Nel corso del 2010, l’ultimo anno per il quale sono disponibili informazioni complete, le grandi imprese statunitensi hanno pagato tasse per una quota complessiva pari al 12,6% dei loro profitti, poco più di un terzo di quanto previsto dai parametri della legge federale. Lo rende noto l’ultimo rapporto del Government Accountability Office (Gao), la corte dei conti Usa. A determinare il risparmio un insieme di fattori che comprende esenzioni, incentivi e crediti accumulati che consentono alle aziende di usufruire in modo del tutto legale di uno sconto significativo sulle imposte dovute. A questo si aggiunge poi la bassa tassazione sulle attività condotte all’estero e il livello altrettanto ridotto delle imposte locali dei singoli Stati. Includendo questi elementi, sottolinea il Gao, l’aliquota effettiva sostenuta dalle imprese sale appena al 16,9%, ovvero circa metà della quota teorica della income tax americana, che per le imprese è fissata al 35%.

“I sostenitori della proposta di abbassamento delle tasse sui profitti evidenziano spesso come l’aliquota nominale statunitense non diversamente da quella effettiva (…) sia relativamente alta rispetto a quelle degli altri Paesi”, si legge nel rapporto.

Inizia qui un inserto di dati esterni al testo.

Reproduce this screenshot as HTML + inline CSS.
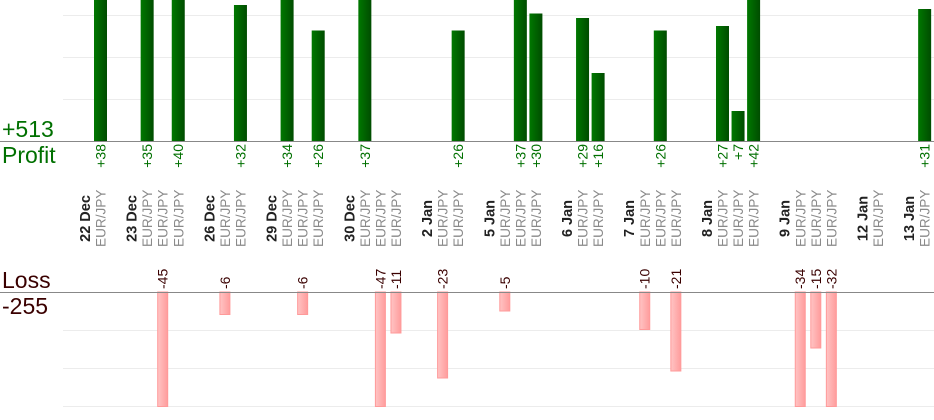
<!DOCTYPE html>
<html><head><meta charset="utf-8"><style>
html,body{margin:0;padding:0;background:#fff;}
svg{display:block;font-family:"Liberation Sans",sans-serif;}
.p{fill:url(#g);}
.l{fill:url(#r);stroke:#ff9a9a;stroke-width:1;}
.pv{font-size:14px;fill:#007000;text-anchor:end;}
.lv{font-size:14px;fill:#3a0000;}
.d{font-size:14.5px;font-weight:bold;fill:#222;text-anchor:middle;}
.e{font-size:13.6px;fill:#8a8a8a;}
</style></head><body>
<svg width="934" height="420" viewBox="0 0 934 420">
<defs>
<linearGradient id="g" x1="0" x2="1" y1="0" y2="0"><stop offset="0" stop-color="#007800"/><stop offset="1" stop-color="#004c00"/></linearGradient>
<linearGradient id="r" x1="0" x2="1" y1="0" y2="0"><stop offset="0" stop-color="#ffc4c4"/><stop offset="1" stop-color="#ff9c9c"/></linearGradient>
</defs>
<g stroke="#ececec" stroke-width="1">
<line x1="63" x2="934" y1="15.5" y2="15.5"/><line x1="63" x2="934" y1="57.5" y2="57.5"/><line x1="63" x2="934" y1="99.5" y2="99.5"/>
<line x1="63" x2="934" y1="330.5" y2="330.5"/><line x1="63" x2="934" y1="368.5" y2="368.5"/><line x1="63" x2="934" y1="406.5" y2="406.5"/>
</g>
<rect class="p" x="94" y="0" width="13" height="141"/>
<rect class="p" x="140.65" y="0" width="13" height="141"/>
<rect class="p" x="171.75" y="0" width="13" height="141"/>
<rect class="p" x="233.95" y="5" width="13" height="136"/>
<rect class="p" x="280.6" y="0" width="13" height="141"/>
<rect class="p" x="311.7" y="30.5" width="13" height="110.5"/>
<rect class="p" x="358.35" y="0" width="13" height="141"/>
<rect class="p" x="451.65" y="30.5" width="13" height="110.5"/>
<rect class="p" x="513.85" y="0" width="13" height="141"/>
<rect class="p" x="529.4" y="13.5" width="13" height="127.5"/>
<rect class="p" x="576.05" y="18" width="13" height="123"/>
<rect class="p" x="591.6" y="73" width="13" height="68"/>
<rect class="p" x="653.8" y="30.5" width="13" height="110.5"/>
<rect class="p" x="716" y="26" width="13" height="115"/>
<rect class="p" x="731.55" y="111" width="13" height="30"/>
<rect class="p" x="747.1" y="0" width="13" height="141"/>
<rect class="p" x="918.15" y="9" width="13" height="132"/>
<rect class="l" x="157.7" y="292" width="10" height="114.5"/>
<rect class="l" x="219.9" y="292" width="10" height="22.5"/>
<rect class="l" x="297.65" y="292" width="10" height="22.5"/>
<rect class="l" x="375.4" y="292" width="10" height="114.5"/>
<rect class="l" x="390.95" y="292" width="10" height="41"/>
<rect class="l" x="437.6" y="292" width="10" height="86"/>
<rect class="l" x="499.8" y="292" width="10" height="19"/>
<rect class="l" x="639.75" y="292" width="10" height="37.5"/>
<rect class="l" x="670.85" y="292" width="10" height="79"/>
<rect class="l" x="795.25" y="292" width="10" height="114.5"/>
<rect class="l" x="810.8" y="292" width="10" height="56"/>
<rect class="l" x="826.35" y="292" width="10" height="114.5"/>
<line x1="0" x2="934" y1="141.5" y2="141.5" stroke="#888" stroke-width="1"/>
<line x1="0" x2="934" y1="292.5" y2="292.5" stroke="#888" stroke-width="1"/>
<text x="2" y="137" font-size="23" fill="#007000">+513</text>
<text x="2" y="163" font-size="23" fill="#007000">Profit</text>
<text x="2" y="288" font-size="23" fill="#3a0000">Loss</text>
<text x="2" y="314" font-size="23" fill="#3a0000">-255</text>
<text class="pv" transform="translate(105.5,144) rotate(-90)">+38</text>
<text class="pv" transform="translate(152.1,144) rotate(-90)">+35</text>
<text class="pv" transform="translate(183.2,144) rotate(-90)">+40</text>
<text class="pv" transform="translate(245.4,144) rotate(-90)">+32</text>
<text class="pv" transform="translate(292.1,144) rotate(-90)">+34</text>
<text class="pv" transform="translate(323.2,144) rotate(-90)">+26</text>
<text class="pv" transform="translate(369.8,144) rotate(-90)">+37</text>
<text class="pv" transform="translate(463.1,144) rotate(-90)">+26</text>
<text class="pv" transform="translate(525.3,144) rotate(-90)">+37</text>
<text class="pv" transform="translate(540.9,144) rotate(-90)">+30</text>
<text class="pv" transform="translate(587.5,144) rotate(-90)">+29</text>
<text class="pv" transform="translate(603.1,144) rotate(-90)">+16</text>
<text class="pv" transform="translate(665.3,144) rotate(-90)">+26</text>
<text class="pv" transform="translate(727.5,144) rotate(-90)">+27</text>
<text class="pv" transform="translate(743,144) rotate(-90)">+7</text>
<text class="pv" transform="translate(758.6,144) rotate(-90)">+42</text>
<text class="pv" transform="translate(929.6,144) rotate(-90)">+31</text>
<text class="lv" transform="translate(167.7,289) rotate(-90)">-45</text>
<text class="lv" transform="translate(229.9,289) rotate(-90)">-6</text>
<text class="lv" transform="translate(307.6,289) rotate(-90)">-6</text>
<text class="lv" transform="translate(385.4,289) rotate(-90)">-47</text>
<text class="lv" transform="translate(400.9,289) rotate(-90)">-11</text>
<text class="lv" transform="translate(447.6,289) rotate(-90)">-23</text>
<text class="lv" transform="translate(509.8,289) rotate(-90)">-5</text>
<text class="lv" transform="translate(649.7,289) rotate(-90)">-10</text>
<text class="lv" transform="translate(680.8,289) rotate(-90)">-21</text>
<text class="lv" transform="translate(805.2,289) rotate(-90)">-34</text>
<text class="lv" transform="translate(820.8,289) rotate(-90)">-15</text>
<text class="lv" transform="translate(836.3,289) rotate(-90)">-32</text>
<text class="d" transform="translate(90,218.5) rotate(-90)">22 Dec</text>
<text class="d" transform="translate(136.6,218.5) rotate(-90)">23 Dec</text>
<text class="d" transform="translate(214.4,218.5) rotate(-90)">26 Dec</text>
<text class="d" transform="translate(276.6,218.5) rotate(-90)">29 Dec</text>
<text class="d" transform="translate(354.3,218.5) rotate(-90)">30 Dec</text>
<text class="d" transform="translate(432.1,218.5) rotate(-90)">2 Jan</text>
<text class="d" transform="translate(494.3,218.5) rotate(-90)">5 Jan</text>
<text class="d" transform="translate(572,218.5) rotate(-90)">6 Jan</text>
<text class="d" transform="translate(634.2,218.5) rotate(-90)">7 Jan</text>
<text class="d" transform="translate(712,218.5) rotate(-90)">8 Jan</text>
<text class="d" transform="translate(789.7,218.5) rotate(-90)">9 Jan</text>
<text class="d" transform="translate(867.5,218.5) rotate(-90)">12 Jan</text>
<text class="d" transform="translate(914.1,218.5) rotate(-90)">13 Jan</text>
<text class="e" transform="translate(105.5,247) rotate(-90)">EUR/JPY</text>
<text class="e" transform="translate(152.2,247) rotate(-90)">EUR/JPY</text>
<text class="e" transform="translate(167.7,247) rotate(-90)">EUR/JPY</text>
<text class="e" transform="translate(183.3,247) rotate(-90)">EUR/JPY</text>
<text class="e" transform="translate(229.9,247) rotate(-90)">EUR/JPY</text>
<text class="e" transform="translate(245.5,247) rotate(-90)">EUR/JPY</text>
<text class="e" transform="translate(292.1,247) rotate(-90)">EUR/JPY</text>
<text class="e" transform="translate(307.7,247) rotate(-90)">EUR/JPY</text>
<text class="e" transform="translate(323.2,247) rotate(-90)">EUR/JPY</text>
<text class="e" transform="translate(369.9,247) rotate(-90)">EUR/JPY</text>
<text class="e" transform="translate(385.4,247) rotate(-90)">EUR/JPY</text>
<text class="e" transform="translate(401,247) rotate(-90)">EUR/JPY</text>
<text class="e" transform="translate(447.6,247) rotate(-90)">EUR/JPY</text>
<text class="e" transform="translate(463.2,247) rotate(-90)">EUR/JPY</text>
<text class="e" transform="translate(509.8,247) rotate(-90)">EUR/JPY</text>
<text class="e" transform="translate(525.4,247) rotate(-90)">EUR/JPY</text>
<text class="e" transform="translate(540.9,247) rotate(-90)">EUR/JPY</text>
<text class="e" transform="translate(587.6,247) rotate(-90)">EUR/JPY</text>
<text class="e" transform="translate(603.1,247) rotate(-90)">EUR/JPY</text>
<text class="e" transform="translate(649.8,247) rotate(-90)">EUR/JPY</text>
<text class="e" transform="translate(665.3,247) rotate(-90)">EUR/JPY</text>
<text class="e" transform="translate(680.9,247) rotate(-90)">EUR/JPY</text>
<text class="e" transform="translate(727.5,247) rotate(-90)">EUR/JPY</text>
<text class="e" transform="translate(743.1,247) rotate(-90)">EUR/JPY</text>
<text class="e" transform="translate(758.6,247) rotate(-90)">EUR/JPY</text>
<text class="e" transform="translate(805.3,247) rotate(-90)">EUR/JPY</text>
<text class="e" transform="translate(820.8,247) rotate(-90)">EUR/JPY</text>
<text class="e" transform="translate(836.4,247) rotate(-90)">EUR/JPY</text>
<text class="e" transform="translate(883,247) rotate(-90)">EUR/JPY</text>
<text class="e" transform="translate(929.7,247) rotate(-90)">EUR/JPY</text>
</svg>
</body></html>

Tuttavia, già nel 2008, uno studio del Gao aveva evidenziato “che quasi il 55% delle imprese Usa non aveva riportato alcun imponibile fiscale”, ovvero non aveva versato un centesimo di tasse, “almeno una volta tra il 1998 e il 2005”. L’indagine dell’ente americano, ha ricordato il senatore democratico Carl Levin, si integrerebbe bene con altri studi che dimostrano “come le grandi corporation siano spesso in grado di minimizzare, se non di evitare interamente, il pagamento delle tasse sui profitti”. Un’indagine condotta nel 2012 da Citizen for Tax Justice, un’organizzazione di base a Washington, aveva rivelato che 30 delle principali multinazionali americane non avevano pagato neanche un dollaro di tasse negli ultimi tre anni su profitti complessivi di oltre 160 miliardi.

L’indagine del Gao era stata richiesta un anno fa dallo stesso Levin e dal suo collega repubblicano Tom Coburn, rispettivamente presidente e membro del Permanent Subcommittee on Investigations del Senato americano. L’esito del lavoro di ricerca, condotto sulle imprese Usa con almeno 10 milioni di dollari di asset, irrompe sulla scena in un momento particolare del dibattito politico. Nei giorni scorsi la stampa britannica ha rivelato come il colosso Apple sia riuscito nell’impresa di non versare alcuna tassa nelle casse del Regno Unito pur a fronte di profitti netti per circa 68 milioni di sterline (nel dettaglio: 16 milioni per Apple Retail UK Ltd, 43,8 per Apple UK Ltd e 8 per Apple Europe). L’anno scorso lo stesso Subcommitee del Senato Usa aveva preso di mira proprio l’azienda fondata da Steve Jobs e la sua rivale storica Microsoft denunciando i vuoti legislativi e gli espedienti contabili offshore che avevano consentito ai due giganti dell’informatica di eludere legalmente il fisco statunitense per oltre 94 miliardi di dollari tra il 2009 e il 2012. Oggi, ovviamente, Levin e Coburn rincarano la dose. “Le più grandi corporations d’America pagano aliquote fiscali inferiori rispetto a quelle dei nostri insegnanti e dei vigili del fuoco”, ha dichiarato il senatore democratico.

“Ogni risparmio fiscale da parte di una multinazionale si traduce in un aumento della tassazione per i cittadini della classe media e per quelli di basso reddito”, ribadisce Coburn. Accuse pesanti giustificate però dai numeri. Le imposte sui profitti delle corporation, ha ricordato l’Office of Management and Budget (Omb), sono state pari nel 2012 a 242 miliardi di dollari contro i 1.100 miliardi delle tasse sui redditi dei singoli cittadini. Uno “spread”, per così dire, in linea con una ormai nota tendenza storica. Nella prima metà degli anni ’50, ha ricordato il Gao, le tasse pagate dalle grandi imprese rappresentavano circa il 30% della raccolta complessiva delle casse federali. Oggi costituiscono meno del 10% del totale. Il peso delle entrate fiscali sui profitti delle imprese registrato attorno alla metà del secolo scorso equivaleva al 6% del Pil statunitense. Dall’inizio degli anni ’80 ad oggi, il rapporto ha oscillato tra un massimo del 2,7 e un minimo di poco superiore a quota 1%. Nel prossimo decennio, ipotizza l’Ufficio del bilancio del Congresso, il range osservato negli ultimi trent’anni dovrebbe mantenersi costante.